Simply by being herself, Afterman is effecting change like Berkeley taught her to do. Cal made Afterman aware of her historical obligation, while the Yankees made it come to fruition.

“Berkeley has always been a campus that has been involved in the world. It’s not an ivory tower,” Afterman says while waxing poetic over her alma mater, a guilty pleasure she embraces. “It may sound like a tortured analogy, but I do believe that if you go to a school … turned more inward than outward I don’t think that’s a benefit to you. (Cal) recognizes the life of the mind is important, but recognizes that life in general is even more important.”

America loves its pioneers. From disgruntled colonists hurling tea into Boston Harbor in 1773, to Lewis and Clark trailblazing across the continent, to Jackie Robinson integrating baseball in 1947, we can’t get enough of our “I did it first” heroes.

Today, female pioneers exist across the landscape of American professional sports. Nancy Lieberman is coaching the Texas Legends, the NBA Champion Dallas Mavericks’ D-league affiliate. U.S. District Judge Susan Richard Nelson has held the fate of the $9-billion-dollar NFL industry in her hands during the lockout. And Christine Varney, the antitrust chief at the Department of Justice, is investigating the lack of a playoff system in NCAA Division I FBS football.

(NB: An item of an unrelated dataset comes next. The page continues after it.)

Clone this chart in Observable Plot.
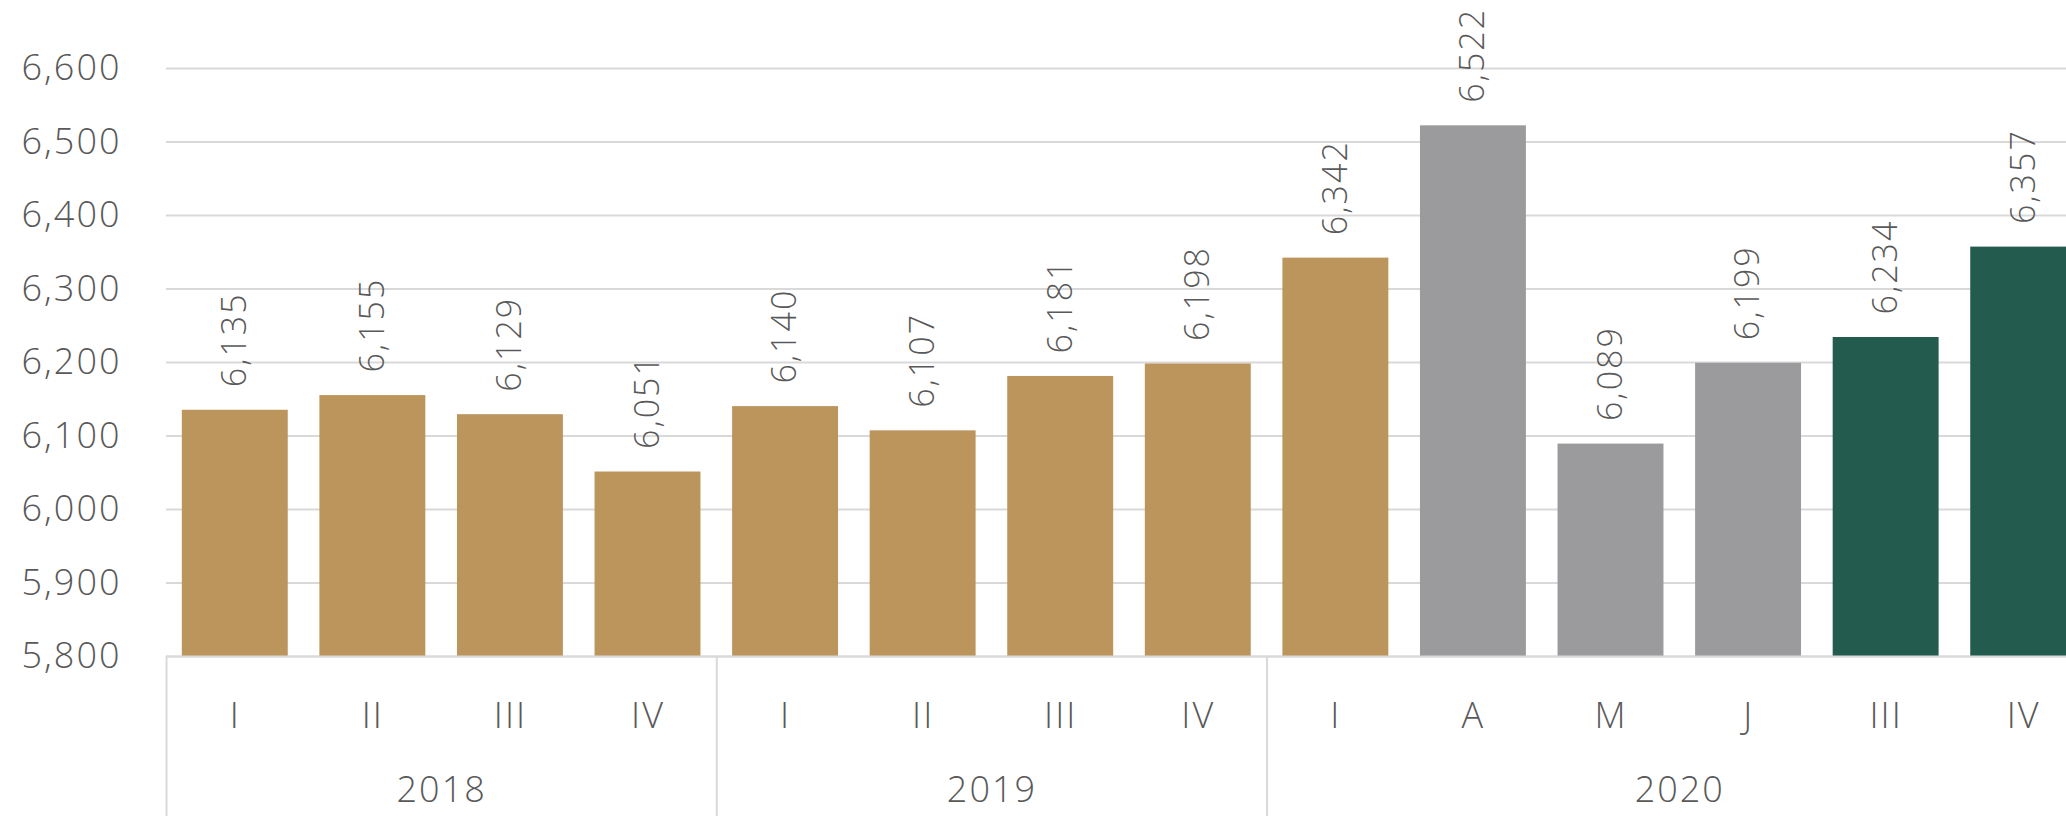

Just like Afterman, these women represent one more blow to the proverbial glass ceiling – a ceiling older than time now sagging with the pressure of countless female success stories.  While equal opportunity remains elusive, Afterman’s day-to-day is a  testament to how far women have come. She stands atop a profession which has been heretofore denied women since its inception.

And if, just maybe, Afterman is offered the chance to be a GM, women will be one step closer to it.

“It certainly is difficult to break the gender barrier in the front office,” Ackmann says. “It’s pretty exciting to think I might live to see a woman in the top job in the front office.”

The good old boys club of professional baseball has a wily veteran of a woman in its midst. Trained in charm and versed in law, Afterman possesses all the guile and professional tools necessary to pull her pressurized world’s strings or take control of them by force.

And she’s not going anywhere but up.

Correction(s):
A previous version of this article incorrectly referred to Mount Holyoke College as Mount Holyoke University.